Copy out the lines of the records below, and only those lines, from the one with "Generate a component" through the one with "const STEP_DAYS = 2;", exactly as they appear.

[BEGIN MATERIAL SUPPLIED]

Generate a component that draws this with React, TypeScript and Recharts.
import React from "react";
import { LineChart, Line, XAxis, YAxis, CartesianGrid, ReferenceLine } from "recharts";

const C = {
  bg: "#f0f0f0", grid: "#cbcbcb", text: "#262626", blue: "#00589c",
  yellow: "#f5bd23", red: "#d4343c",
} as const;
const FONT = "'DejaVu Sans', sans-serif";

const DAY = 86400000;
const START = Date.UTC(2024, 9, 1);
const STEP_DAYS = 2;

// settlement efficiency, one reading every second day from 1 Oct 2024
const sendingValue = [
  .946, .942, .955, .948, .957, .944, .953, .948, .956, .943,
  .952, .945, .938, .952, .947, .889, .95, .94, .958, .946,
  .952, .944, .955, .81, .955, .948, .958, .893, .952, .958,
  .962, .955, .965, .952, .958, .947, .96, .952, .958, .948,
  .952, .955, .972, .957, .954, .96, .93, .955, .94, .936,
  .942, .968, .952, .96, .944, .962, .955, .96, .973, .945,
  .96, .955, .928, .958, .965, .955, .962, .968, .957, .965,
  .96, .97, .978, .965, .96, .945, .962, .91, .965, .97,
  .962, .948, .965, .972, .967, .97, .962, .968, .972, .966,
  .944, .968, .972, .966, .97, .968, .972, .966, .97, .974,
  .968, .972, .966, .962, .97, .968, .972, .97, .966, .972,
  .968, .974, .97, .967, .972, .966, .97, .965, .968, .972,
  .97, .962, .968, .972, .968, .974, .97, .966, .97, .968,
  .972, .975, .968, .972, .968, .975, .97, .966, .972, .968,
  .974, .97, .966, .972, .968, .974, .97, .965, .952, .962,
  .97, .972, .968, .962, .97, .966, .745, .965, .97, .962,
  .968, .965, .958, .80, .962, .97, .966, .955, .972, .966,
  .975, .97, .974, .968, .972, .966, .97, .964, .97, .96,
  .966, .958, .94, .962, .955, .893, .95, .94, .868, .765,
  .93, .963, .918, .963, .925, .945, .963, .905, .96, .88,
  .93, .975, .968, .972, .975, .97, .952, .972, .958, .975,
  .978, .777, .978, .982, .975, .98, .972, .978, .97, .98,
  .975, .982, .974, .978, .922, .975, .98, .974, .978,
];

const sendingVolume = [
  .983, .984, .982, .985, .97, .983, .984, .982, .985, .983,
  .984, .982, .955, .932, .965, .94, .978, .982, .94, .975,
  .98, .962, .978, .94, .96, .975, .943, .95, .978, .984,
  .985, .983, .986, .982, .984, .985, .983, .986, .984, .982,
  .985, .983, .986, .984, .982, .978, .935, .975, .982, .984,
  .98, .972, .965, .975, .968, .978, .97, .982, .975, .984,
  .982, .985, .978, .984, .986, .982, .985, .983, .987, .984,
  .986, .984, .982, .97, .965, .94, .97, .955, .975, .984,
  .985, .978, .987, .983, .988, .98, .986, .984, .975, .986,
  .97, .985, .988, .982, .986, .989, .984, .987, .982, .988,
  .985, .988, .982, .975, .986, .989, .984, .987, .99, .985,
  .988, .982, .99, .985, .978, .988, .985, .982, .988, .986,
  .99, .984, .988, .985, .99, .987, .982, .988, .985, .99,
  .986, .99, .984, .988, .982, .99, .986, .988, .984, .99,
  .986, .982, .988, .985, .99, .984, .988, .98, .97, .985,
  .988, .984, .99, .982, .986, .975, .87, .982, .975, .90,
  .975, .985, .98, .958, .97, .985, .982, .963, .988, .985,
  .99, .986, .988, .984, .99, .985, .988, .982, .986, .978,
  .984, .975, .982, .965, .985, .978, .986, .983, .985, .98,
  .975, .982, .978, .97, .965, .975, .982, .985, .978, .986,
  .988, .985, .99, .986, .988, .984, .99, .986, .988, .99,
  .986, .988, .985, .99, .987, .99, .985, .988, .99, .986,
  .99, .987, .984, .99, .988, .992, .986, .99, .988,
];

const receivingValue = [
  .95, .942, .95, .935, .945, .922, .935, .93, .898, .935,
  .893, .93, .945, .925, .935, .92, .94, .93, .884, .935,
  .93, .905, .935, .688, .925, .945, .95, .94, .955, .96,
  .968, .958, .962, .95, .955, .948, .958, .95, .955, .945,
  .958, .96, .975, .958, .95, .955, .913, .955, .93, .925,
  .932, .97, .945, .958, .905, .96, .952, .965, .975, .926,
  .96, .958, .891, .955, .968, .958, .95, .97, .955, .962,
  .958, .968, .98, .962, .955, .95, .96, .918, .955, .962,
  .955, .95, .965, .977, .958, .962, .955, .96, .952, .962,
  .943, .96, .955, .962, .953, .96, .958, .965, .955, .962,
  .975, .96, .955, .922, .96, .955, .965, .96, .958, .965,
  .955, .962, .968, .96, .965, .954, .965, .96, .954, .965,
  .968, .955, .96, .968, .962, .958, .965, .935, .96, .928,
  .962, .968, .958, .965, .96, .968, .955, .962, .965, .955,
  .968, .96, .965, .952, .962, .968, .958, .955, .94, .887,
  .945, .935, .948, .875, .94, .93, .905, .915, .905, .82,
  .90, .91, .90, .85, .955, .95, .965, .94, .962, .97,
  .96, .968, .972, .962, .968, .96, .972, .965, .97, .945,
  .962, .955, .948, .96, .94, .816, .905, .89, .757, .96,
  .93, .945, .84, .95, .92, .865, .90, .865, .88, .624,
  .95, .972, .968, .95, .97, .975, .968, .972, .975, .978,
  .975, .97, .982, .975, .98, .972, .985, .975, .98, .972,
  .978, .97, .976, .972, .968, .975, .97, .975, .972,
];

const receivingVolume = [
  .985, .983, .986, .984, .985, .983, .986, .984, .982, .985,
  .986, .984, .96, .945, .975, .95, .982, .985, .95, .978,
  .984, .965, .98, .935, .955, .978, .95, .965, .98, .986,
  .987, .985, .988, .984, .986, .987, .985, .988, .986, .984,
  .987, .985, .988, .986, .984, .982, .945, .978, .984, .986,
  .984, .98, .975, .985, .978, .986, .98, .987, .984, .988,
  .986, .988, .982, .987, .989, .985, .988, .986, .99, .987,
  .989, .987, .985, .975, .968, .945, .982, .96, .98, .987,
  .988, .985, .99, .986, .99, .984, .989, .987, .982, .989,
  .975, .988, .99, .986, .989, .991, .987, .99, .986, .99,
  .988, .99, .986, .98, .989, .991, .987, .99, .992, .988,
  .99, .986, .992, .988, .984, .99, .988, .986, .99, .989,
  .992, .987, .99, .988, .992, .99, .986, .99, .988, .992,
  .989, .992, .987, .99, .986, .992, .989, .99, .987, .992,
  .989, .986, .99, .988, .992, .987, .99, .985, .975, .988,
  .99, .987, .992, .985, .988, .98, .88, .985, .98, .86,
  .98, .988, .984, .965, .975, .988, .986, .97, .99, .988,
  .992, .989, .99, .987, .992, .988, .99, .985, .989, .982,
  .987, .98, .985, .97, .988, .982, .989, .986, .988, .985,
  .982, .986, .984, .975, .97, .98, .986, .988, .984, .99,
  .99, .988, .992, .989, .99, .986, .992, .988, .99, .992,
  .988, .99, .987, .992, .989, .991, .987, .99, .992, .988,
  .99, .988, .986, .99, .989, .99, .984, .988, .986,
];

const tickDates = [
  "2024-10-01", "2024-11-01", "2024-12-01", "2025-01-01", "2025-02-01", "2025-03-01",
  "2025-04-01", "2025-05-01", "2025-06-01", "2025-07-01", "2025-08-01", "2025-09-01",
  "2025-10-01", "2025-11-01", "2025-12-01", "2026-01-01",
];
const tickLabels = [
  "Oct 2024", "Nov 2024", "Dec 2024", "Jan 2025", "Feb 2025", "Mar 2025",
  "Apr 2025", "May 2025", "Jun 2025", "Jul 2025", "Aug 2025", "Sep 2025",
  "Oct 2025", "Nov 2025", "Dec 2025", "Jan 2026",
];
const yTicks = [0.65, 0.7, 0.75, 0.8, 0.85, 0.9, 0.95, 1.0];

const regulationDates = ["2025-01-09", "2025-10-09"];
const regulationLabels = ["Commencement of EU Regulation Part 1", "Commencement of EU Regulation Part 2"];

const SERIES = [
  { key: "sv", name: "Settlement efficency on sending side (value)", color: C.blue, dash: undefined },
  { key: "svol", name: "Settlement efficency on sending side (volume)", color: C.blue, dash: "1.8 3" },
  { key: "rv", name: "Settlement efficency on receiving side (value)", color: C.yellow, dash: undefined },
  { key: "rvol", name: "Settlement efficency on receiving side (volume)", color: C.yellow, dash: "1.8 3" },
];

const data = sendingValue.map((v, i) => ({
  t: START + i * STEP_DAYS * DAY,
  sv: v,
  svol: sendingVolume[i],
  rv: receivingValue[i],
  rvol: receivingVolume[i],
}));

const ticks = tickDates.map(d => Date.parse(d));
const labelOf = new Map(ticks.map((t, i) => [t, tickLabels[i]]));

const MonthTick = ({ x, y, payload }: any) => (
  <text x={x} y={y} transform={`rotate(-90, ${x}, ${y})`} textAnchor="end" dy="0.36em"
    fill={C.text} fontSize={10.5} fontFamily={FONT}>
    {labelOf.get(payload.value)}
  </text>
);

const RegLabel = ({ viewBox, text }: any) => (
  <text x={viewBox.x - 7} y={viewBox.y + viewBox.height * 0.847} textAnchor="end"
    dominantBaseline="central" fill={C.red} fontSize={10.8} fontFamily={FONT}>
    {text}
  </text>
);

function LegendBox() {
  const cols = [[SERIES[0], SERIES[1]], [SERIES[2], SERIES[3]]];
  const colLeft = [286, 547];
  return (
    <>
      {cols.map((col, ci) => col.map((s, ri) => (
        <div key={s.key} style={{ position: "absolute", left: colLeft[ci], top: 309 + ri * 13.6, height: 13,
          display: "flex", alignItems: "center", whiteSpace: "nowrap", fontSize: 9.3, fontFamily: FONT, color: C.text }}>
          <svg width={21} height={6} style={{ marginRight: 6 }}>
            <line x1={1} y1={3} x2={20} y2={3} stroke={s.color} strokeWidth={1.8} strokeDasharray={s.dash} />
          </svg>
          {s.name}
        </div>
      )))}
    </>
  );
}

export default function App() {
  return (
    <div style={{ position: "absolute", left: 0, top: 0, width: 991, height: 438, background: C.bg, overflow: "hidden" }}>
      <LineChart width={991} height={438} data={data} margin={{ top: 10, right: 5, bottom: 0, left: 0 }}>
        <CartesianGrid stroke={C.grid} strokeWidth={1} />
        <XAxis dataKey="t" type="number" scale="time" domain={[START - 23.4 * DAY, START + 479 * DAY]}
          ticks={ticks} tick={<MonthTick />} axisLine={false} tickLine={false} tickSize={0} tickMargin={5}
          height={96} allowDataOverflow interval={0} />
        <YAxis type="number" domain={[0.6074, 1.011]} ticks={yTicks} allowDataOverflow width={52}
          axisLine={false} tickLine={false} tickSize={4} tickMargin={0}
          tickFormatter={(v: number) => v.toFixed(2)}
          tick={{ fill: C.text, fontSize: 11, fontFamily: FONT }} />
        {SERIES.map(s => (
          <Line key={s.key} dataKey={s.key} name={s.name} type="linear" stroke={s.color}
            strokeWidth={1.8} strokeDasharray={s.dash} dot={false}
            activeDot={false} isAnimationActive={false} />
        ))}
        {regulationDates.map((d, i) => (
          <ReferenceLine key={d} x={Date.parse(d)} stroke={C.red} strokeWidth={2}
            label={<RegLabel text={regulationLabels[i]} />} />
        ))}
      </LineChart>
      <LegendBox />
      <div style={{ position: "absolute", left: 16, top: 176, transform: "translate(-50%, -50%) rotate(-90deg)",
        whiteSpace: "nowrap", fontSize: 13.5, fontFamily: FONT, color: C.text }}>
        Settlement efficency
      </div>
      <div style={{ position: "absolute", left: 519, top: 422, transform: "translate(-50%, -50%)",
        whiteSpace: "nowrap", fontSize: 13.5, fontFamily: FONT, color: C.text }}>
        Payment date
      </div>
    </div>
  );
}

[END MATERIAL SUPPLIED]
[BEGIN MATERIAL SUPPLIED]

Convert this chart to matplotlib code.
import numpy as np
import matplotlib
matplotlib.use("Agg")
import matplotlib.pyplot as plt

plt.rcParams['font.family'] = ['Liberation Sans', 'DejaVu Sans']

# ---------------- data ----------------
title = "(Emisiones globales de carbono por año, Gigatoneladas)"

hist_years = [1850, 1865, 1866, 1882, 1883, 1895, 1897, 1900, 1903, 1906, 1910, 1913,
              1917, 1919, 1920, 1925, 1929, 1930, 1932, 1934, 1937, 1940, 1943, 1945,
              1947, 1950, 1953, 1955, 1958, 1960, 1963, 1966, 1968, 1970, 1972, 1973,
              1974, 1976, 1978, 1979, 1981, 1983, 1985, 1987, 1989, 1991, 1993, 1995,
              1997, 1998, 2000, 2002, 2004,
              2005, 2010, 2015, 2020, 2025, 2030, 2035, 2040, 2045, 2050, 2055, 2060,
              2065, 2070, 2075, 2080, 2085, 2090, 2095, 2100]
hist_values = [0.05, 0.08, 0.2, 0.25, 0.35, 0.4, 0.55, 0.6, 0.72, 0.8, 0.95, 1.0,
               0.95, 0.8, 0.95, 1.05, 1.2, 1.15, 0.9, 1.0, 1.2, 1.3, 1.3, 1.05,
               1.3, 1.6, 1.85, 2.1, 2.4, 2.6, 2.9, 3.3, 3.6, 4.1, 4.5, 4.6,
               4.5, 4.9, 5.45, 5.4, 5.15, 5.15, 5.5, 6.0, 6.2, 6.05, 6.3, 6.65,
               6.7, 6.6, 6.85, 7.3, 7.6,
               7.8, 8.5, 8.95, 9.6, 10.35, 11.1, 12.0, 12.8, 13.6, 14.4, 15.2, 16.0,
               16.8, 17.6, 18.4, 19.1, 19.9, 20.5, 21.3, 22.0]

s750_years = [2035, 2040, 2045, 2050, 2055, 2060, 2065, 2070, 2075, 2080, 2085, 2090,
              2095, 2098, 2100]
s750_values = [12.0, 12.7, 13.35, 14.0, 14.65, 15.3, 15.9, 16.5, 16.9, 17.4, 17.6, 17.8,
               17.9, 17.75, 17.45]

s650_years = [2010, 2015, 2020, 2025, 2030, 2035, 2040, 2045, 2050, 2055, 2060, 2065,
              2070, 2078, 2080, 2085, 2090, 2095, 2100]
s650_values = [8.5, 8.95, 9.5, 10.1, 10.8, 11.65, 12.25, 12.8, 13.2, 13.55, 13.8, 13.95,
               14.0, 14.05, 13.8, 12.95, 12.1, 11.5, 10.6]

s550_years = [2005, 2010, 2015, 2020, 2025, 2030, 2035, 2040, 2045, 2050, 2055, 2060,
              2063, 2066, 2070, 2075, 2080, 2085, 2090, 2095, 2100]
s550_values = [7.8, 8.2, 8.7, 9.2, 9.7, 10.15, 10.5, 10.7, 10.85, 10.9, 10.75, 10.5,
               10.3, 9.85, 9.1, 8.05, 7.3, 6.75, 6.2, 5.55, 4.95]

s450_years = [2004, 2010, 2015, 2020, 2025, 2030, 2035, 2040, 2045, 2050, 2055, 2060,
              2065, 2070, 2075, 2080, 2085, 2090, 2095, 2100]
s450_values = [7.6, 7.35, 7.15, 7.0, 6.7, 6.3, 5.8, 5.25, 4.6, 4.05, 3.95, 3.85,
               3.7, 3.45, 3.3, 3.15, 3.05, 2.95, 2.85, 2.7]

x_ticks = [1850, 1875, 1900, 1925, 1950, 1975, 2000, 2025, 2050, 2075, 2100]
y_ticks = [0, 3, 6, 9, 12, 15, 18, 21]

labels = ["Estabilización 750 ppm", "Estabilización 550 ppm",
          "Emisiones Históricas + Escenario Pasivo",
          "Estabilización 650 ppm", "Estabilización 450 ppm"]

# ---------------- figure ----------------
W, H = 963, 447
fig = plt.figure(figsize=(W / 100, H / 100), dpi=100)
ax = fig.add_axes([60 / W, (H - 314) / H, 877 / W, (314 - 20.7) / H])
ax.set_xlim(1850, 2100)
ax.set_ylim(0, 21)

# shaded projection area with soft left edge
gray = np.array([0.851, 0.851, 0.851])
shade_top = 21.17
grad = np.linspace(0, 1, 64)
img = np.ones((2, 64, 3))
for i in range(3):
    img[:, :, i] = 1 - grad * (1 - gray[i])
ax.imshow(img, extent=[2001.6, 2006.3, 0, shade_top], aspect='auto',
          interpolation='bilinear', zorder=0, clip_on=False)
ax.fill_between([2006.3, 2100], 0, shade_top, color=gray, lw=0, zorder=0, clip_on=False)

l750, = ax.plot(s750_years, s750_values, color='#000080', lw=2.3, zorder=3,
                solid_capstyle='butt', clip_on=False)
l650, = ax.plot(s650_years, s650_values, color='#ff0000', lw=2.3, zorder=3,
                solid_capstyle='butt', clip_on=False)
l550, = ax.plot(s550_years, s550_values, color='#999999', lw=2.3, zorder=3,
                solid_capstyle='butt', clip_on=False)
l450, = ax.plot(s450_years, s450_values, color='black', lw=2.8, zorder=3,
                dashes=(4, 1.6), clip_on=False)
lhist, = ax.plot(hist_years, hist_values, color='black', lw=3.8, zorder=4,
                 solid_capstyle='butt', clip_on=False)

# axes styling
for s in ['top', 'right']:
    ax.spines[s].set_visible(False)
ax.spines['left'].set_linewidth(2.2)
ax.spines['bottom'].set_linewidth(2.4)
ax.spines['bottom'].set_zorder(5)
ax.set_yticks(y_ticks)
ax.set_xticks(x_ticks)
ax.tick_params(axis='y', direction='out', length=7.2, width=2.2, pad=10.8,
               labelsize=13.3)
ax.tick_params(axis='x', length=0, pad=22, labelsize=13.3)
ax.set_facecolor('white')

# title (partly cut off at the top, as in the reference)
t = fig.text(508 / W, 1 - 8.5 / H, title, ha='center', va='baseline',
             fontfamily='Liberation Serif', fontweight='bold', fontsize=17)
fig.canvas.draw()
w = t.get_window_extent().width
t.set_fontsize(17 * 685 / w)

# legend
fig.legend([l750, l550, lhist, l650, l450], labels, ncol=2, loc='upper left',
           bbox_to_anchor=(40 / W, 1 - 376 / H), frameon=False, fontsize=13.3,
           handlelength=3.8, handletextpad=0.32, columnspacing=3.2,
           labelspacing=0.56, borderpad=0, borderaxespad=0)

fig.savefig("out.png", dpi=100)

[END MATERIAL SUPPLIED]

WRITTEN RESPONSE →
Generate a component that draws this with React, TypeScript and Recharts.
import React from "react";
import { LineChart, Line, XAxis, YAxis, CartesianGrid, ReferenceLine } from "recharts";

const C = {
  bg: "#f0f0f0", grid: "#cbcbcb", text: "#262626", blue: "#00589c",
  yellow: "#f5bd23", red: "#d4343c",
} as const;
const FONT = "'DejaVu Sans', sans-serif";

const DAY = 86400000;
const START = Date.UTC(2024, 9, 1);
const STEP_DAYS = 2;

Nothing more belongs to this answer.